[Goal]
Report how many lines of the records below include the word "this". Give nothing but the number.

[Material for the task]
>>>>>

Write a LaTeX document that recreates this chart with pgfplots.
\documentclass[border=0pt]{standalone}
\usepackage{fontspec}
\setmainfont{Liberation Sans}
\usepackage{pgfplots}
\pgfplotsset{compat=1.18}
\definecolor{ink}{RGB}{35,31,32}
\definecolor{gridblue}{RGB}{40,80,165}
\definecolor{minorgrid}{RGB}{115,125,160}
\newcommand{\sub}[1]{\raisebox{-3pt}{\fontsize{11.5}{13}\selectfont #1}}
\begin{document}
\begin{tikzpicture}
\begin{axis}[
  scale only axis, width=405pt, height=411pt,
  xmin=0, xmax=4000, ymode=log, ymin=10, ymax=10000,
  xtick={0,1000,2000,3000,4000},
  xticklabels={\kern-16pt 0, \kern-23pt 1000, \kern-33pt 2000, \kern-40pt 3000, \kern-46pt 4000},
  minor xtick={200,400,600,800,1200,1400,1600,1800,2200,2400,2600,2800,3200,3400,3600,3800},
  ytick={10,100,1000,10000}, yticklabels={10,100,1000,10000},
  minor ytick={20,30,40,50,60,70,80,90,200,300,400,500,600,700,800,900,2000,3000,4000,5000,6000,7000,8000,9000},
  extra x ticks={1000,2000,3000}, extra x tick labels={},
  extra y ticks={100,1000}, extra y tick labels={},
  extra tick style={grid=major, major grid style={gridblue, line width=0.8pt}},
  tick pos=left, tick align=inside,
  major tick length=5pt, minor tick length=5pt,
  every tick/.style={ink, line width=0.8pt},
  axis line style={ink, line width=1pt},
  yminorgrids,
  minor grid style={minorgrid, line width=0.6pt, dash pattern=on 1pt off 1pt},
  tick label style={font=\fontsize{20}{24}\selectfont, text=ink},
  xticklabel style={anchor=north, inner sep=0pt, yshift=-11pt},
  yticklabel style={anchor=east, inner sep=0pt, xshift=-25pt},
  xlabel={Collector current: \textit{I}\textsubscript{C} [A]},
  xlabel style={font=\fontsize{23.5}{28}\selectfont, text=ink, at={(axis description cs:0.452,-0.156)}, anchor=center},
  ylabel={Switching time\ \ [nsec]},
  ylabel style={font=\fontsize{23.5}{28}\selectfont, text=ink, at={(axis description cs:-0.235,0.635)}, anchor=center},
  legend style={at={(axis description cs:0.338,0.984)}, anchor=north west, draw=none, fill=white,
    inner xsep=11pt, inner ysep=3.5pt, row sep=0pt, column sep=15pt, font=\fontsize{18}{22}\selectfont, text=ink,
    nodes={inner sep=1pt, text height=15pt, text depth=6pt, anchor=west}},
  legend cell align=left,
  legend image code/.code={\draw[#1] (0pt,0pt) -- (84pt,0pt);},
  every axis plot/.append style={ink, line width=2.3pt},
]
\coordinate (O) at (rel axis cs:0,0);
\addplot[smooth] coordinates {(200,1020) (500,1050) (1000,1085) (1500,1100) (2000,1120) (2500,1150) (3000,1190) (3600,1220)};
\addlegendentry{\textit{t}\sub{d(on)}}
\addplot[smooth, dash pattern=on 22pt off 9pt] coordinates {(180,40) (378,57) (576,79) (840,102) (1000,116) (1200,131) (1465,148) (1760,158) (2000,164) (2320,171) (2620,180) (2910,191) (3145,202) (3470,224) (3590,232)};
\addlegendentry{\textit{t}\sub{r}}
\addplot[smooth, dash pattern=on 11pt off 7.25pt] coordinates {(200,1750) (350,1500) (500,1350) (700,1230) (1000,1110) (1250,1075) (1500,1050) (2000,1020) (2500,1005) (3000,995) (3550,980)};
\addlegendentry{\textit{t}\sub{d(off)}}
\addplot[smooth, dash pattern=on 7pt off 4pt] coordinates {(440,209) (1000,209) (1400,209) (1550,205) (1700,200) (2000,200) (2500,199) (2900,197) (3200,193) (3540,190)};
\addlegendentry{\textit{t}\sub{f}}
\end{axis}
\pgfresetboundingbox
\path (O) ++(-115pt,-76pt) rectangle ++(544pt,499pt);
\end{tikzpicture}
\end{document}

<<<<<
>>>>>

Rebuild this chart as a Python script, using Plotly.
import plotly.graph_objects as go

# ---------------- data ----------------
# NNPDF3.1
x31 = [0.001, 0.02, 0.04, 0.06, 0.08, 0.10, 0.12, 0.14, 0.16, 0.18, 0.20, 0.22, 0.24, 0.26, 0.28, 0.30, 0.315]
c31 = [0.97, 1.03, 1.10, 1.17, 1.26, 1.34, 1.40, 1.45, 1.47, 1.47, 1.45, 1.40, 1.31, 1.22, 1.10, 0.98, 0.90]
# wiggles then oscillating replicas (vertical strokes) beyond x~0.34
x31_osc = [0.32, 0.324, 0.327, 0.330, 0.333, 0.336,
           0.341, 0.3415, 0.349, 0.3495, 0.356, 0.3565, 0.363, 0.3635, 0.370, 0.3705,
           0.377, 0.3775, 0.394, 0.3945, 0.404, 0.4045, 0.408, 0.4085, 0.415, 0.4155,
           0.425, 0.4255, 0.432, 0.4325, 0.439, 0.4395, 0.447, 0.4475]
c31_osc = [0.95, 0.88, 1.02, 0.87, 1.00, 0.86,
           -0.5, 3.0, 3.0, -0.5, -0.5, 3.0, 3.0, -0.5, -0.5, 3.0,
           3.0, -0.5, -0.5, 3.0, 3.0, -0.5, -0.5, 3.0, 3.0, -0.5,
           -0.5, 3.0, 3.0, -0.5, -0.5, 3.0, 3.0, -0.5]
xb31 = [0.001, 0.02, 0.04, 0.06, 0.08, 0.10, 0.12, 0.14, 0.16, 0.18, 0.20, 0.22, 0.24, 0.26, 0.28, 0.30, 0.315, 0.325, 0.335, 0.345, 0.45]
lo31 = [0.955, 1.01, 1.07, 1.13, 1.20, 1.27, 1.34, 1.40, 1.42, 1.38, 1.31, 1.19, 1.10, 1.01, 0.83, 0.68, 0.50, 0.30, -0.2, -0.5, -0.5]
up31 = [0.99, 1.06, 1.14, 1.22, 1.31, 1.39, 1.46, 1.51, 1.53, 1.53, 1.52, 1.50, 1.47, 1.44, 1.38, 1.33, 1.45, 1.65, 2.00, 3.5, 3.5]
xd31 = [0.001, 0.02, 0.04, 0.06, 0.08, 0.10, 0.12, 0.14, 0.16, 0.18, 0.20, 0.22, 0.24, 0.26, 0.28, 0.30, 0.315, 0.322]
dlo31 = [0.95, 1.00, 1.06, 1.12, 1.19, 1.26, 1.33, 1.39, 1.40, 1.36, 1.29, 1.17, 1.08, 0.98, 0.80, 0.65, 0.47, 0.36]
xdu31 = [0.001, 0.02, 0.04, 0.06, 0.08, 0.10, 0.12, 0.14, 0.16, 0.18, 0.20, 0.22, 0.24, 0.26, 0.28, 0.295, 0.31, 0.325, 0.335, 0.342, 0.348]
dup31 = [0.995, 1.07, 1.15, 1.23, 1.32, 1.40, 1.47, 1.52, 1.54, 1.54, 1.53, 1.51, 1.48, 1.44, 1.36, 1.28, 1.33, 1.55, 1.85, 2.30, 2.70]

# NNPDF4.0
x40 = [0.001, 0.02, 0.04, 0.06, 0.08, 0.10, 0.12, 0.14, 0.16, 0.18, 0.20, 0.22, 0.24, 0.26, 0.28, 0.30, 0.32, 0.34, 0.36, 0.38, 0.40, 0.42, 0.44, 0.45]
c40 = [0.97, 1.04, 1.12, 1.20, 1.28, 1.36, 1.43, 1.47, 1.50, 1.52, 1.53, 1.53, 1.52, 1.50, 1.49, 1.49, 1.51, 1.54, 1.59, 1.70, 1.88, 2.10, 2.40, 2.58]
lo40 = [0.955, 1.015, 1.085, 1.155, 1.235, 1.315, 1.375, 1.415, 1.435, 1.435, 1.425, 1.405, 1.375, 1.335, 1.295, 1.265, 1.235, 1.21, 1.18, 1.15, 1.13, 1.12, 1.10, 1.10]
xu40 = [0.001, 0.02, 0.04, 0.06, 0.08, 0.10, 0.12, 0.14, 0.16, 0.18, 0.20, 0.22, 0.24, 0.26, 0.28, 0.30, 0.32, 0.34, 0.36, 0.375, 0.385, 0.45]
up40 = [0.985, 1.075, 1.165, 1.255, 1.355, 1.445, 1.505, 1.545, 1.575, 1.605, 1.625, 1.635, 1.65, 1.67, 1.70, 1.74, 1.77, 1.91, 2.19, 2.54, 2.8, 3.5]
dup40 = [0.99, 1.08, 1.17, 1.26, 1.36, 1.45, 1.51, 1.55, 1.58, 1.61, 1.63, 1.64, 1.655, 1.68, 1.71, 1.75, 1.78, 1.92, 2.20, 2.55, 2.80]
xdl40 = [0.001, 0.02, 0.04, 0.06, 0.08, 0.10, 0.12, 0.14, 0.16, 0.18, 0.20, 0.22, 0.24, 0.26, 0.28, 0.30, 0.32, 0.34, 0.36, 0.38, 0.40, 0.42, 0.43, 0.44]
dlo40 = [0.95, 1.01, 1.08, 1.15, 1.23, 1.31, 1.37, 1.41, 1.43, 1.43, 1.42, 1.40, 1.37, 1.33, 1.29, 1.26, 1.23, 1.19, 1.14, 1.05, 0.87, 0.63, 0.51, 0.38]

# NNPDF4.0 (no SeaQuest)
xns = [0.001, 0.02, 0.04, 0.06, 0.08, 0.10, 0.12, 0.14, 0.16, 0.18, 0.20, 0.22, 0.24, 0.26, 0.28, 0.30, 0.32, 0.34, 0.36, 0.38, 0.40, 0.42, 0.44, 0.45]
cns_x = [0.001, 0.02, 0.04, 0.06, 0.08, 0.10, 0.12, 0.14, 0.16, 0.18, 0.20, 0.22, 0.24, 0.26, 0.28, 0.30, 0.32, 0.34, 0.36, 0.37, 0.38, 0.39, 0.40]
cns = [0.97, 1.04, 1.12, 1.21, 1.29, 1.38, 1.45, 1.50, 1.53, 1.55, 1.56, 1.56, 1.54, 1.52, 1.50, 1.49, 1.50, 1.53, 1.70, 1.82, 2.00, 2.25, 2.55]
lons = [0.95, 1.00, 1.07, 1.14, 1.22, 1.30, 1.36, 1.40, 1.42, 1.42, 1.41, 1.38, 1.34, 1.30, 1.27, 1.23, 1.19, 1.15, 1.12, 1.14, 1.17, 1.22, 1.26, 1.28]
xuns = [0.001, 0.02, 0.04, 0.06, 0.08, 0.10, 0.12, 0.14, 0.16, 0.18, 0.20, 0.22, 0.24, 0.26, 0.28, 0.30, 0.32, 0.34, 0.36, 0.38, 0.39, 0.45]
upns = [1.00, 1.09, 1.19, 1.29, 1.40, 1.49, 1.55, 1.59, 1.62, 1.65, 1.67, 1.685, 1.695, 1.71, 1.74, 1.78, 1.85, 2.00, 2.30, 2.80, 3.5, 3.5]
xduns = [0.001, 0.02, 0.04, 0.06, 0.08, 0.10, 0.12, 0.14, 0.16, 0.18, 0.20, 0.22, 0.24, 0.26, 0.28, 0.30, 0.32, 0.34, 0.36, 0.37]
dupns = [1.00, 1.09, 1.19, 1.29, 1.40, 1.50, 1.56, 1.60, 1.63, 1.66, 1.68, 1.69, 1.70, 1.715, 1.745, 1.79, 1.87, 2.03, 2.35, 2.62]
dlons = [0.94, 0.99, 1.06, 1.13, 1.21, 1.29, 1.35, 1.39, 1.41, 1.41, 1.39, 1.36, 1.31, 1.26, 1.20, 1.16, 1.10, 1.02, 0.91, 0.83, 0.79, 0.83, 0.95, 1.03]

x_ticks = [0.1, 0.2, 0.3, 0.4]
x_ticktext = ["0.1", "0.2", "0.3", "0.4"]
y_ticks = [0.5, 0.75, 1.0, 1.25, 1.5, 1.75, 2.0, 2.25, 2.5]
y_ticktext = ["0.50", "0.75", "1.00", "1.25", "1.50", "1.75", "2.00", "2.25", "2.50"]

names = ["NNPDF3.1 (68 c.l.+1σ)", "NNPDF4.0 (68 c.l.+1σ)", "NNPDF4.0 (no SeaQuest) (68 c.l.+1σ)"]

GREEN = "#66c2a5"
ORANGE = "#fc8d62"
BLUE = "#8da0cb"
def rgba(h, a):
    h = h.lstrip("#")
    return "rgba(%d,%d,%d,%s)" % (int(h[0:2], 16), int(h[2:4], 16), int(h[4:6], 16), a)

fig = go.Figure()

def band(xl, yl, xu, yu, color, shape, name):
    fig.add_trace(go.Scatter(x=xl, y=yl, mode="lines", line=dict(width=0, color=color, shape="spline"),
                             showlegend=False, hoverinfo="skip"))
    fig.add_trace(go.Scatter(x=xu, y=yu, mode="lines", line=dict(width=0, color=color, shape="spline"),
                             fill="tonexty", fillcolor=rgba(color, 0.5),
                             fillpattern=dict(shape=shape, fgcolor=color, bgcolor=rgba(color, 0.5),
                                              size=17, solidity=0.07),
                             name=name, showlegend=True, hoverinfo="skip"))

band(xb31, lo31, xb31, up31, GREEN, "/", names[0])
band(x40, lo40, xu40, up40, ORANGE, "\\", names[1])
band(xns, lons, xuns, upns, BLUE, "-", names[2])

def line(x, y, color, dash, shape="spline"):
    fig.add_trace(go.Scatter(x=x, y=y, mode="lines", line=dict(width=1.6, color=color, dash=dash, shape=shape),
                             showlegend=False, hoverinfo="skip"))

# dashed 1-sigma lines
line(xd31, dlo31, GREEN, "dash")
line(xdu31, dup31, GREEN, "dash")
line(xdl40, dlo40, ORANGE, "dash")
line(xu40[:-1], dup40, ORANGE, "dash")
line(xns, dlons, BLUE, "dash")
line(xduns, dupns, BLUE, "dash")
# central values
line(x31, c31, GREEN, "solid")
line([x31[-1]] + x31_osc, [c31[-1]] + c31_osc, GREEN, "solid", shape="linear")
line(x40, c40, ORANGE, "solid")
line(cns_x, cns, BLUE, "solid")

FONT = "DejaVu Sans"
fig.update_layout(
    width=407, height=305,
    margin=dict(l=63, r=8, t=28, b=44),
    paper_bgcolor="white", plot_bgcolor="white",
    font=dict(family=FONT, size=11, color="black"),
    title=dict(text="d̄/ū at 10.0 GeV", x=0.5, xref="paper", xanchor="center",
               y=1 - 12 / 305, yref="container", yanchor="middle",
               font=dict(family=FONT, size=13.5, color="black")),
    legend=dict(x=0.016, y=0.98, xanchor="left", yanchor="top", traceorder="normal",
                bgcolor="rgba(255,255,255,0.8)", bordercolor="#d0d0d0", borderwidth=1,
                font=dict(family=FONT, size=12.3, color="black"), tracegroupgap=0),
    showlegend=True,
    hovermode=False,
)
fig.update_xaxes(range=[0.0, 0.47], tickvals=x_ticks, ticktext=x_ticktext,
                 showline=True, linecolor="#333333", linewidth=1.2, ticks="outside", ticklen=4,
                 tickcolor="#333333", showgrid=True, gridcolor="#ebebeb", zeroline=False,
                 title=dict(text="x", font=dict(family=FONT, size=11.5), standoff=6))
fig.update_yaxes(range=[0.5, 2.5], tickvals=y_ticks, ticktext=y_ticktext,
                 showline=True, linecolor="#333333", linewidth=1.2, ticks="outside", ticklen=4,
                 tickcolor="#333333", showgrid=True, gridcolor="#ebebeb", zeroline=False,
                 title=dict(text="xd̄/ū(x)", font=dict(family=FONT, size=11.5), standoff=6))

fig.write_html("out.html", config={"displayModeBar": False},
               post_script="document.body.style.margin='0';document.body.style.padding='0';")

<<<<<

[Output below]
2